| Literature DB >> 32953377 |
Jakub Jadwiszczak1, Pierce Maguire1, Conor P Cullen2, Georg S Duesberg2,3, Hongzhou Zhang1.
Abstract
Helium ion irradiation is a known method of tuning the electrical conductivity and charge carrier mobility of novel two-dimensional semiconductors. Here, we report a systematic study of the electrical performance of chemically synthesized monolayer molybdenum disulfide (MoS2) field-effect transistors irradiated with a focused helium ion beam as a function of increasing areal irradiation coverage. We determine an optimal coverage range of approx. 10%, which allows for the improvement of both the carrier mobility in the transistor channel and the electrical conductance of the MoS2, due to doping with ion beam-created sulfur vacancies. Larger areal irradiations introduce a higher concentration of scattering centers, hampering the electrical performance of the device. In addition, we find that irradiating the electrode-channel interface has a deleterious impact on charge transport when contrasted with irradiations confined only to the transistor channel.Entities:
Keywords: 2D materials; contacts; defect engineering; helium ion microscope; ion beam doping; two-dimensional materials; vacancies
Year: 2020 PMID: 32953377 PMCID: PMC7476591 DOI: 10.3762/bjnano.11.117
Source DB: PubMed Journal: Beilstein J Nanotechnol ISSN: 2190-4286 Impact factor: 3.649
Figure 1Experimental design and basic electrical characteristics. (a) Sketch demonstrating the irradiation strategy on contacted CVD-grown monolayer MoS2 devices.
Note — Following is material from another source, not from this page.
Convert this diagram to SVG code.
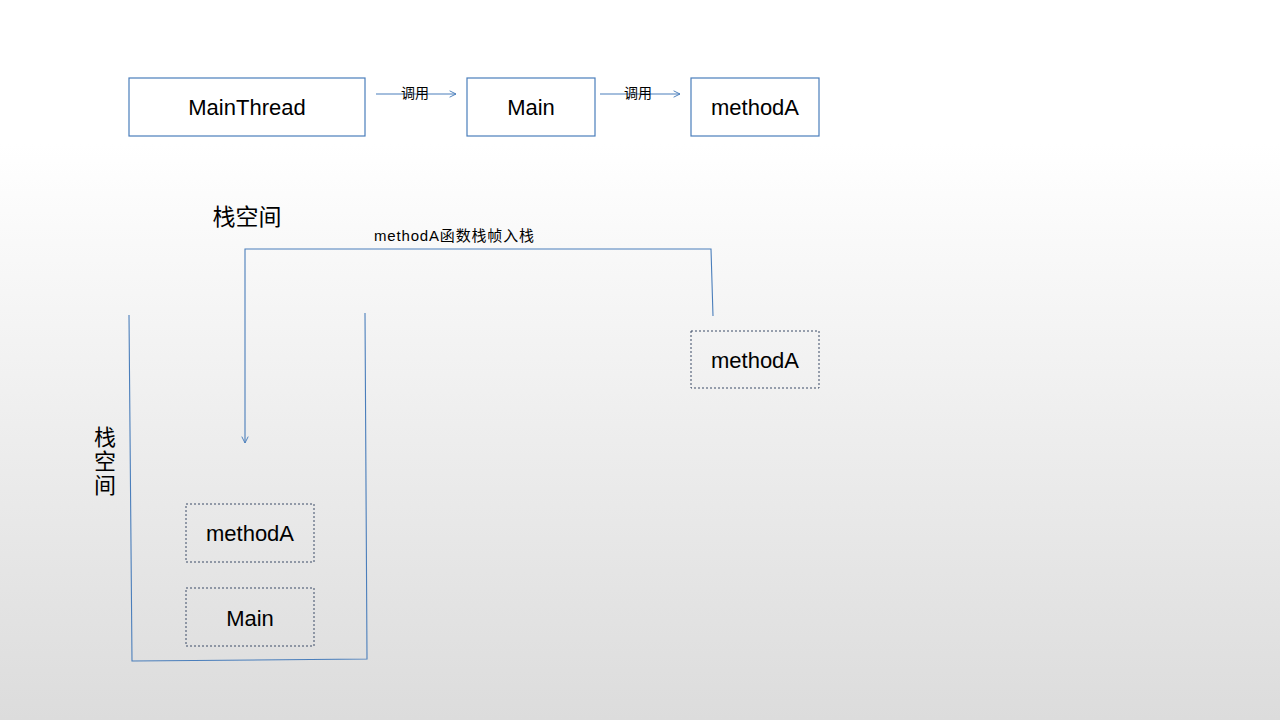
<svg xmlns="http://www.w3.org/2000/svg" width="1280" height="720" viewBox="0 0 1280 720">
<defs>
<linearGradient id="bg" x1="0" y1="0" x2="0" y2="1">
<stop offset="0" stop-color="#ffffff"/>
<stop offset="0.2" stop-color="#ffffff"/>
<stop offset="1" stop-color="#dcdcdc"/>
</linearGradient>
<marker id="arr" viewBox="0 0 10 10" refX="9" refY="5" markerWidth="8" markerHeight="8" markerUnits="userSpaceOnUse" orient="auto">
<path d="M1,1 L9,5 L1,9" fill="none" stroke="#4a7ebb" stroke-width="1.2"/>
</marker>
<style>
.box{fill:none;stroke:#4a7ebb;stroke-width:1.2}
.dbox{fill:none;stroke:#3a4a66;stroke-width:1;stroke-dasharray:2 2}
.line{fill:none;stroke:#4a7ebb;stroke-width:1.1}
.t{font-family:"Liberation Sans","Noto Sans CJK SC",sans-serif;fill:#000}
.lbl{font-size:22px;text-anchor:middle}
.cn{font-family:"Noto Sans CJK SC","Liberation Sans",sans-serif;fill:#000}
</style>
</defs>
<rect width="1280" height="720" fill="url(#bg)"/>
<g id="connectors">
<line class="line" x1="376" y1="94" x2="456" y2="94" marker-end="url(#arr)"/>
<line class="line" x1="600" y1="94" x2="680" y2="94" marker-end="url(#arr)"/>
<polyline class="line" points="713,316 711,249 245,249 245,443" marker-end="url(#arr)"/>
<text class="cn" x="415" y="98" font-size="14" text-anchor="middle">调用</text>
<text class="cn" x="638" y="98" font-size="14" text-anchor="middle">调用</text>
<text class="t" x="374" y="241" font-size="15" textLength="160" lengthAdjust="spacing">methodA<tspan font-family="Noto Sans CJK SC, sans-serif">函数栈帧入栈</tspan></text>
</g>
<g id="MainThread">
<rect class="box" x="129" y="78" width="236" height="58"/>
<text class="t lbl" x="247" y="115">MainThread</text>
</g>
<g id="Main">
<rect class="box" x="467" y="78" width="128" height="58"/>
<text class="t lbl" x="531" y="115">Main</text>
</g>
<g id="methodA">
<rect class="box" x="691" y="78" width="128" height="58"/>
<text class="t lbl" x="755" y="115">methodA</text>
</g>
<g id="title">
<text class="cn" x="247" y="225" font-size="23" text-anchor="middle">栈空间</text>
</g>
<g id="methodA-frame">
<rect class="dbox" x="691" y="331" width="128" height="57"/>
<text class="t lbl" x="755" y="368">methodA</text>
</g>
<g id="stack">
<polyline class="line" points="129,315 132,661 367,659 365,313"/>
<text class="cn" x="105" y="426" font-size="22" writing-mode="vertical-rl" letter-spacing="2">栈空间</text>
</g>
<g id="stack-methodA">
<rect class="dbox" x="186" y="504" width="128" height="58"/>
<text class="t lbl" x="250" y="541">methodA</text>
</g>
<g id="stack-Main">
<rect class="dbox" x="186" y="588" width="128" height="58"/>
<text class="t lbl" x="250" y="626">Main</text>
</g>
</svg>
The green area marks the designed irradiation area. (b) SEM image of an irradiated device. W marks the width of the exposed region, while L is the length of the FET channel. L is 5 μm in the image. (c) I–V curve of a device after irradiation (corresponding to IR = 7%). (d) Transfer curve of the same device demonstrating reduced gate tunability and a higher electrical conductance after He+ ion irradiation.
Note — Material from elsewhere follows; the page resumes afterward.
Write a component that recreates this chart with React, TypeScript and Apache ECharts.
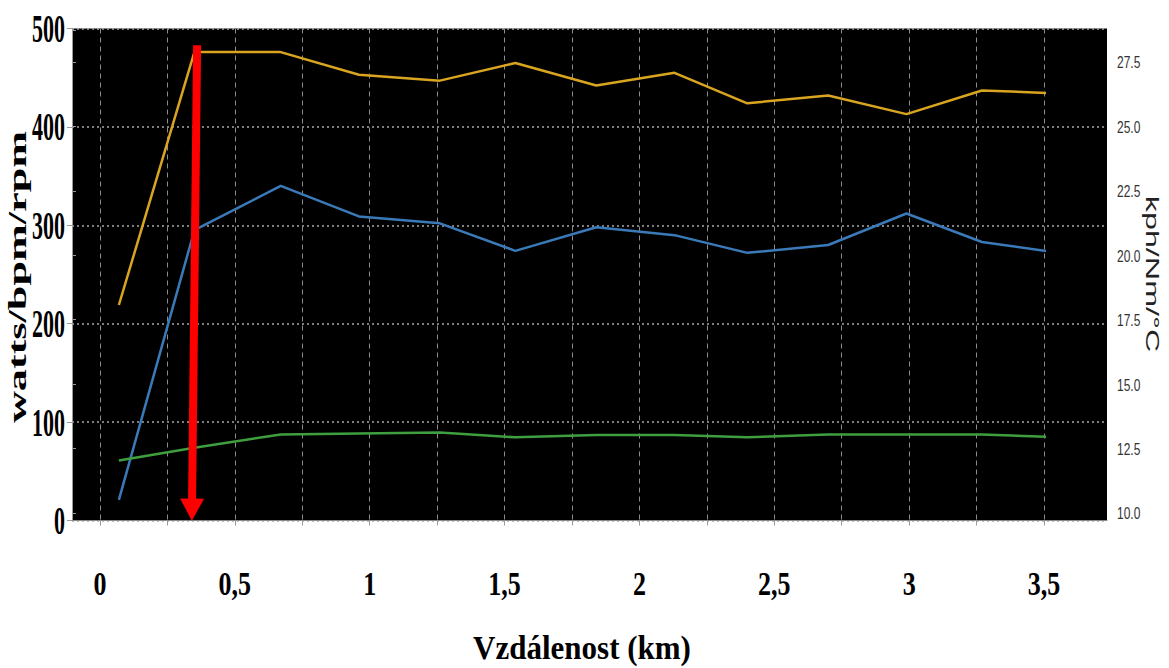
import React, { useEffect, useRef } from "react";
import * as echarts from "echarts";

const W = 1169;
const H = 668;

// Lap distances (km) and the three recorded channels
const distanceKm = [0.07, 0.35, 0.67, 0.96, 1.26, 1.54, 1.84, 2.13, 2.4, 2.7, 2.99, 3.27, 3.56];
const watts = [219, 476, 476, 453, 447, 465, 442, 455, 424, 432, 413, 437, 434];
const bpm = [21, 295, 340, 309, 302, 274, 298, 290, 272, 280, 312, 283, 272];
const rpm = [61, 74, 87.5, 88.5, 89.5, 84.5, 87, 87, 84.5, 87.5, 87.5, 87.5, 84.5];

// Axis ticks and labels
const leftTicks = [0, 100, 200, 300, 400, 500];
const rightTicks = [10, 12.5, 15, 17.5, 20, 22.5, 25, 27.5];
const xTickValues = [0, 0.5, 1, 1.5, 2, 2.5, 3, 3.5];
const xTickLabels = ["0", "0,5", "1", "1,5", "2", "2,5", "3", "3,5"];

// Highlighted position (km, value) for the red marker arrow
const markerFrom = [0.36, 483];
const markerTo = [0.341, 11];

const SERIF = '"Liberation Serif", "Times New Roman", serif';
const SANS = '"Liberation Sans", Arial, sans-serif';

const pairs = (ys: number[]) => ys.map((v, i) => [distanceKm[i], v]);

export default function App() {
  const ref = useRef<HTMLDivElement>(null);

  useEffect(() => {
    document.body.style.margin = "0";
    const chart = echarts.init(ref.current!, null, { renderer: "svg" });

    const lineSeries = (name: string, data: number[], color: string, extra: any = {}) => ({
      name,
      type: "line",
      xAxisIndex: 1,
      yAxisIndex: 1,
      data: pairs(data),
      symbol: "none",
      clip: false,
      lineStyle: { color, width: 2.5 },
      itemStyle: { color },
      z: 3,
      ...extra,
    });

    chart.setOption({
      animation: false,
      grid: [
        { left: 72, right: W - 1107, top: 28.5, bottom: 147.5, show: true, backgroundColor: "#000", borderWidth: 0 },
        { left: 100, right: W - 1044, top: 28.5, bottom: 147.5 },
        { left: 72, right: W - 1107, top: 29.8, bottom: H - 513 },
      ],
      xAxis: [
        {
          gridIndex: 0, type: "value", min: 0, max: 1,
          axisLine: { show: true, lineStyle: { color: "#8a8a8a", width: 1 } },
          axisTick: { show: false }, axisLabel: { show: false }, splitLine: { show: false },
        },
        {
          gridIndex: 1, type: "value", min: 0, max: 3.5, interval: 0.25,
          axisLine: { show: false },
          axisTick: { show: true, length: 5, lineStyle: { color: "#9a9a9a" } },
          axisLabel: { show: false },
          splitLine: { show: true, lineStyle: { color: "#8c8c8c", width: 1, type: [5, 4] } },
        },
        { gridIndex: 2, type: "value", min: 0, max: 1, show: false },
      ],
      yAxis: [
        {
          gridIndex: 0, type: "value", min: 0, max: 500, interval: 100,
          axisLine: { show: true, lineStyle: { color: "#9a9a9a" } },
          axisTick: { show: true, length: 5, lineStyle: { color: "#9a9a9a" } },
          axisLabel: { show: false },
          splitLine: { show: true, lineStyle: { color: "#a8a8a8", width: 1.5, type: [2, 3] } },
        },
        { gridIndex: 1, type: "value", min: 0, max: 500, show: false },
        {
          gridIndex: 2, type: "value", position: "right", min: 10, max: 28.75, interval: 2.5,
          axisLine: { show: false },
          axisTick: { show: true, length: 4, lineStyle: { color: "#9a9a9a" } },
          axisLabel: { show: false },
          splitLine: { show: false },
        },
      ],
      series: [
        lineSeries("watts", watts, "#d9a520", {
          markLine: {
            silent: true,
            symbol: ["none", "triangle"],
            symbolSize: [24, 22],
            label: { show: false },
            lineStyle: { color: "#ff0000", width: 8, type: "solid" },
            data: [[{ coord: markerFrom }, { coord: markerTo }]],
            z: 5,
          },
        }),
        lineSeries("bpm", bpm, "#3a7ab8"),
        lineSeries("rpm", rpm, "#3f9f3f"),
      ],
    });

    // Stretched axis texts, placed through the axes' own scales
    const elements: any[] = [];
    leftTicks.forEach((v) => {
      const y = chart.convertToPixel({ yAxisIndex: 0 } as any, v) as number;
      elements.push({
        type: "text", x: 65, y, scaleY: 1.8,
        style: { text: String(v), font: `bold 22px ${SERIF}`, fill: "#000", align: "right", verticalAlign: "middle" },
      });
    });
    rightTicks.forEach((v) => {
      const y = chart.convertToPixel({ yAxisIndex: 2 } as any, v) as number;
      elements.push({
        type: "text", x: 1117, y, scaleY: 1.45,
        style: { text: v.toFixed(1), font: `12px ${SANS}`, fill: "#333", align: "left", verticalAlign: "middle" },
      });
    });
    xTickValues.forEach((v, i) => {
      const x = chart.convertToPixel({ xAxisIndex: 1 } as any, v) as number;
      elements.push({
        type: "text", x, y: 584, scaleY: 1.3,
        style: { text: xTickLabels[i], font: `bold 26px ${SERIF}`, fill: "#000", align: "center", verticalAlign: "middle" },
      });
    });
    elements.push({
      type: "text", x: 17, y: 277, rotation: Math.PI / 2, scaleX: 1.7,
      style: { text: "watts/bpm/rpm", font: `bold 26px ${SERIF}`, fill: "#000", align: "center", verticalAlign: "middle" },
    });
    elements.push({
      type: "text", x: 1152, y: 274, rotation: -Math.PI / 2, scaleX: 1.7,
      style: { text: "kph/Nm/°C", font: `19px ${SANS}`, fill: "#222", align: "center", verticalAlign: "middle" },
    });
    elements.push({
      type: "text", x: 582, y: 647, scaleY: 1.1,
      style: { text: "Vzdálenost (km)", font: `bold 31px ${SERIF}`, fill: "#000", align: "center", verticalAlign: "middle" },
    });
    chart.setOption({ graphic: { elements } });

    return () => chart.dispose();
  }, []);

  return <div ref={ref} style={{ width: W, height: H }} />;
}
Figure 2Effects of changing the irradiated area on the performance of monolayer MoS2 FETs. Note that all the plots share the same color legend on the right. (a) I–V and (b) gate sweeps of different devices with varying IR. (c) Semi-log plot of the extracted electron branch on/off ratios corresponding to each gate curve in (b). The black line is a linear fit to the semi-log data. (d) Changes in the field-effect mobility, μ, relative to as-made device mobilities, μ0, extracted from transfer curves in (b).
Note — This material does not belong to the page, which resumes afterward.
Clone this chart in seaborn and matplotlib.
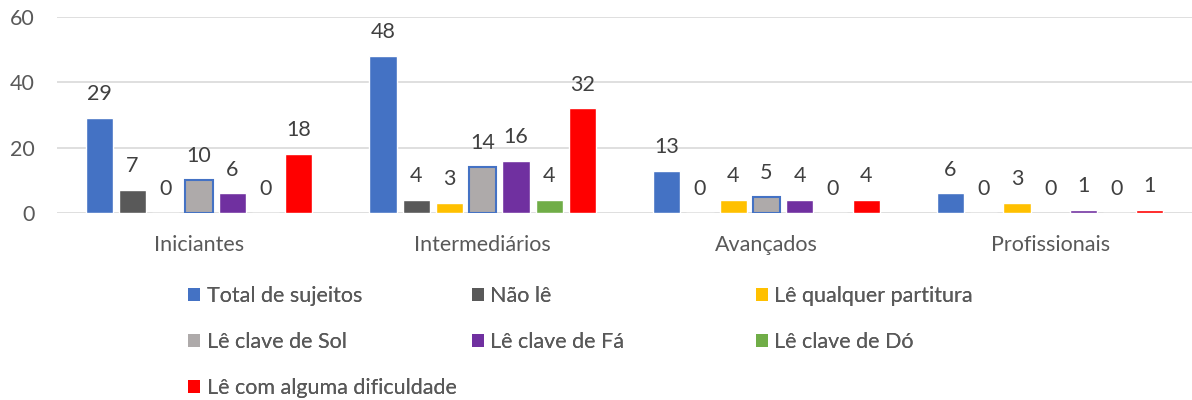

Figure 3(a) Example SEM images of electrode non-touching (NT) and touching (T) devices with a similar IR. The colored green area is the channel region damaged by the He+ ion beam, while the red area is the non-irradiated MoS2 channel. Scale bars are both 5 μm. (b) Output and (c) transfer curves of devices with IR = 18% from the NT and T categories, highlighting the deleterious effect of electrode irradiation on the current injection. (d) Simulation of the S vacancy yield generated as the He+ ion beam penetrates the device at the contact stack, indicating damage to the metal–semiconductor interface.